Tied to this discussion of the impact of published versus homebrewed adventures comes the clear truth that a good game needs a good DM, regardless of source of the adventure. Good, solid, well-published adventures won't run themselves. They need good DMs to bring them to life. The same is true for homebrew adventures. The quality of the DM, along with the quality of the players, will determine home much fun people have at the table and this is likely independent from whether it is a homebrew or published adventure. Thus, we can safely set it aside for the discussion of the actual value of a published adventure. Let us assume we have good DMs running them and move on.
The secret of published adventures is that we don't have to, nor should we, run them as written. We get the best leverage from published adventures when we take what we love, add other stuff we love, remove things we DON'T love, and then let the story flow organically.

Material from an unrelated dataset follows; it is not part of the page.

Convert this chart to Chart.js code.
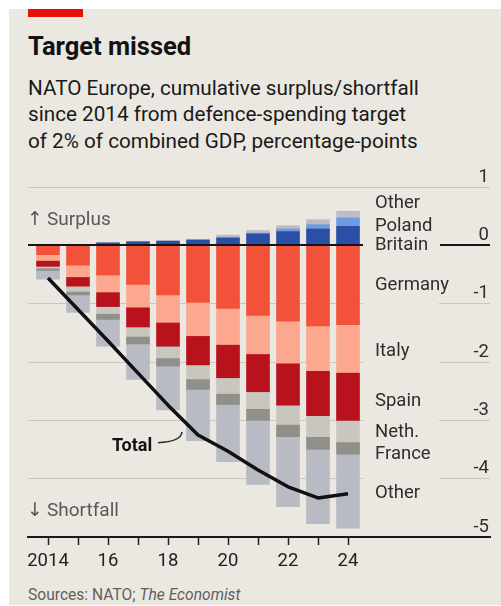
<!DOCTYPE html>
<html>
<head>
<meta charset="utf-8">
<script src="https://cdn.jsdelivr.net/npm/chart.js@4.4.1/dist/chart.umd.min.js"></script>
<style>
  html, body { margin:0; padding:0; background:#ffffff; width:501px; height:606px; overflow:hidden; }
  #bg { position:absolute; left:9px; top:9px; width:492px; height:596px; background:#ebe8e1; }
  #redbar { position:absolute; left:28px; top:9px; width:55px; height:8px; background:#e3120b; }
  .t { position:absolute; left:28px; font-family:Roboto, sans-serif; white-space:nowrap; }
  #title { top:31px; font-size:25.5px; line-height:30px; font-weight:700; color:#121212; }
  #sub { top:74.6px; font-size:20.7px; line-height:26.7px; color:#1a1a1a; }
  #src { top:584.7px; font-size:15.6px; line-height:20px; color:#5f5f5f; }
  #c { position:absolute; left:0; top:0; }
</style>
</head>
<body>
<div id="bg"></div>
<div id="redbar"></div>
<div id="title" class="t">Target missed</div>
<div id="sub" class="t">NATO Europe, cumulative surplus/shortfall<br>since 2014 from defence-spending target<br>of 2% of combined GDP, percentage-points</div>
<div id="src" class="t">Sources: NATO; <i>The Economist</i></div>
<canvas id="c" width="501" height="606"></canvas>
<script>
// ---- data (percentage-points of combined GDP, cumulative since 2014) ----
const years = [2014, 2015, 2016, 2017, 2018, 2019, 2020, 2021, 2022, 2023, 2024];
const xTickLabels = ['2014', '', '16', '', '18', '', '20', '', '22', '', '24'];
const yTickValues = [1, 0, -1, -2, -3, -4, -5];
const yTickLabels = ['1', '0', '-1', '-2', '-3', '-4', '-5'];

const britain     = [0.015, 0.01, 0.04, 0.06, 0.07, 0.09, 0.125, 0.195, 0.235, 0.28, 0.325];
const poland      = [0, 0, 0, 0, 0, 0, 0.01, 0.015, 0.045, 0.075, 0.145];
const otherPlus   = [0.005, 0.005, 0.01, 0.01, 0.015, 0.015, 0.04, 0.045, 0.057, 0.085, 0.115];
const germany     = [-0.16, -0.34, -0.51, -0.67, -0.85, -0.98, -1.08, -1.20, -1.30, -1.38, -1.36];
const italy       = [-0.10, -0.20, -0.29, -0.39, -0.47, -0.57, -0.62, -0.66, -0.72, -0.77, -0.82];
const spain       = [-0.10, -0.16, -0.25, -0.34, -0.41, -0.50, -0.57, -0.65, -0.72, -0.77, -0.82];
const netherlands = [-0.03, -0.09, -0.12, -0.16, -0.20, -0.24, -0.27, -0.29, -0.33, -0.36, -0.37];
const france      = [-0.04, -0.06, -0.10, -0.13, -0.14, -0.18, -0.19, -0.20, -0.21, -0.22, -0.21];
const otherMinus  = [-0.15, -0.30, -0.46, -0.61, -0.75, -0.88, -0.98, -1.10, -1.20, -1.27, -1.27];
const total       = [-0.56, -1.10, -1.64, -2.19, -2.74, -3.25, -3.53, -3.85, -4.14, -4.33, -4.26];

const seriesNames = ['Britain', 'Poland', 'Other', 'Germany', 'Italy', 'Spain', 'Neth.', 'France', 'Other'];

// ---- styling ----
const BG = '#ebe8e1';
const FONT = 'Roboto, sans-serif';
const colors = {
  britain:'#2b4ea6', poland:'#6d9de0', otherPlus:'#bdbdc3',
  germany:'#f2513a', italy:'#fba88f', spain:'#b8121d',
  netherlands:'#c9c6bf', france:'#8f908a', otherMinus:'#b8bbc3'
};
// legend label anchor values (y-axis units)
const legendLabels = [
  {text: seriesNames[2], v: 0.64},
  {text: seriesNames[1], v: 0.25},
  {text: seriesNames[0], v: -0.08},
  {text: seriesNames[3], v: -0.76},
  {text: seriesNames[4], v: -1.89},
  {text: seriesNames[5], v: -2.75},
  {text: seriesNames[6], v: -3.28},
  {text: seriesNames[7], v: -3.66},
  {text: seriesNames[8], v: -4.33}
];

const pts = arr => years.map((yr, i) => ({x: yr, y: arr[i]}));
const bar = (label, arr, color) => ({
  type: 'bar', label, data: pts(arr), backgroundColor: color,
  borderWidth: 0, barThickness: 23, order: 1
});

const overlay = {
  id: 'overlay',
  afterDatasetsDraw(chart) {
    const {ctx, chartArea: a, scales: {x, y}} = chart;
    ctx.save();
    // clear gridlines behind the label column
    ctx.fillStyle = BG;
    ctx.fillRect(363, y.getPixelForValue(0.9), 76, y.getPixelForValue(-4.85) - y.getPixelForValue(0.9));
    // zero line
    const y0 = Math.round(y.getPixelForValue(0));
    ctx.strokeStyle = '#141414';
    ctx.lineWidth = 2;
    ctx.beginPath();
    ctx.moveTo(a.left, y0); ctx.lineTo(363, y0);
    ctx.moveTo(440, y0); ctx.lineTo(a.right, y0);
    ctx.stroke();
    ctx.restore();
  },
  afterDraw(chart) {
    const {ctx, chartArea: a, scales: {x, y}} = chart;
    ctx.save();
    ctx.textBaseline = 'alphabetic';
    // y tick labels (right, above gridlines)
    ctx.font = '18.5px ' + FONT;
    ctx.fillStyle = '#2e2e2e';
    ctx.textAlign = 'right';
    yTickValues.forEach((v, i) => {
      ctx.fillText(yTickLabels[i], a.right - 1, y.getPixelForValue(v) - 5.5);
    });
    // series labels
    ctx.textAlign = 'left';
    legendLabels.forEach(l => ctx.fillText(l.text, 375, y.getPixelForValue(l.v)));
    // surplus / shortfall
    ctx.fillStyle = '#585858';
    ctx.font = '19px "DejaVu Sans", sans-serif';
    ctx.fillText('↑', 27, y.getPixelForValue(0.35));
    ctx.fillText('↓', 27, y.getPixelForValue(-4.64));
    ctx.font = '19px ' + FONT;
    ctx.fillText('Surplus', 47, y.getPixelForValue(0.35));
    ctx.fillText('Shortfall', 47, y.getPixelForValue(-4.64));
    // Total label
    ctx.fillStyle = '#121212';
    ctx.font = 'bold 18px ' + FONT;
    const tx = x.getPixelForValue(2016.13), ty = y.getPixelForValue(-3.52);
    ctx.fillText('Total', tx, ty);
    // leader
    ctx.strokeStyle = '#2a2a2a';
    ctx.lineWidth = 1.5;
    ctx.beginPath();
    ctx.moveTo(158, ty - 8);
    ctx.quadraticCurveTo(181, ty - 9, 182, y.getPixelForValue(-3.2));
    ctx.stroke();
    ctx.restore();
  }
};

new Chart(document.getElementById('c'), {
  data: {
    datasets: [
      {type: 'line', label: 'Total', data: pts(total), borderColor: '#111111', borderWidth: 3.5,
       pointRadius: 0, tension: 0, fill: false, stack: 'total', order: -1, borderCapStyle: 'butt', borderJoinStyle: 'round'},
      bar('Britain', britain, colors.britain),
      bar('Poland', poland, colors.poland),
      bar('Other', otherPlus, colors.otherPlus),
      bar('Germany', germany, colors.germany),
      bar('Italy', italy, colors.italy),
      bar('Spain', spain, colors.spain),
      bar('Netherlands', netherlands, colors.netherlands),
      bar('France', france, colors.france),
      bar('Other', otherMinus, colors.otherMinus)
    ]
  },
  options: {
    responsive: false,
    animation: false,
    devicePixelRatio: 1,
    layout: {padding: {left: 28, right: 11, top: 187, bottom: 39}},
    plugins: {legend: {display: false}, tooltip: {enabled: false}},
    scales: {
      x: {
        type: 'linear', min: 2013.333, max: 2028.733, stacked: true, offset: false,
        afterBuildTicks(s) { s.ticks = years.map(v => ({value: v})); },
        afterFit(s) { s.height = 30; },
        ticks: {
          autoSkip: false, maxRotation: 0, padding: 5,
          color: '#222', font: {family: FONT, size: 18.5},
          callback: (v, i) => xTickLabels[years.indexOf(v)] ?? ''
        },
        grid: {drawOnChartArea: false, offset: false, tickLength: 8, tickColor: '#222', tickWidth: 1.5},
        border: {display: true, color: '#1a1a1a', width: 2}
      },
      y: {
        position: 'right', min: -5, max: 1, stacked: true,
        afterFit(s) { s.width = 0; },
        ticks: {display: false, stepSize: 1},
        grid: {
          drawTicks: false, lineWidth: 1,
          color: c => (c.tick.value === 0 || c.tick.value === -5) ? 'rgba(0,0,0,0)' : '#cbc7bf'
        },
        border: {display: false}
      }
    }
  },
  plugins: [overlay]
});
</script>
</body>
</html>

There isn't an adventure writer I know of who would be sad to hear that DMs twisted the writer's work to fit the story at the DM's table. We've talked about this before in Running Published Adventures. In this sense, we take a published adventure and we turn it into our own home campaign. We get all of the production value of the published adventure with the freedom of our own table's unique campaign. It's the best of both worlds.
"I don't want to belong to any club that will accept people like me as a member." - Groucho Marx
The time we and our players spend together playing D&D is precious. The difficulty of squeezing time out of everyone's lives for us to get together is huge. When we manage to do it, we owe it to all of us to run the best game we can run in that time.
Does that best game come from the pile of notes we have about our own game world or does it come from the polished pages of a published adventure? Again, we probably have many differing opinions on this but it is highly unlikely that we've put the same amount of energy and resources into our own world as companies like Paizo, Pelgrane, or Wizards of the Coast have put into their own published adventures. There's a lot of power in those published adventures. All we have to do is take it.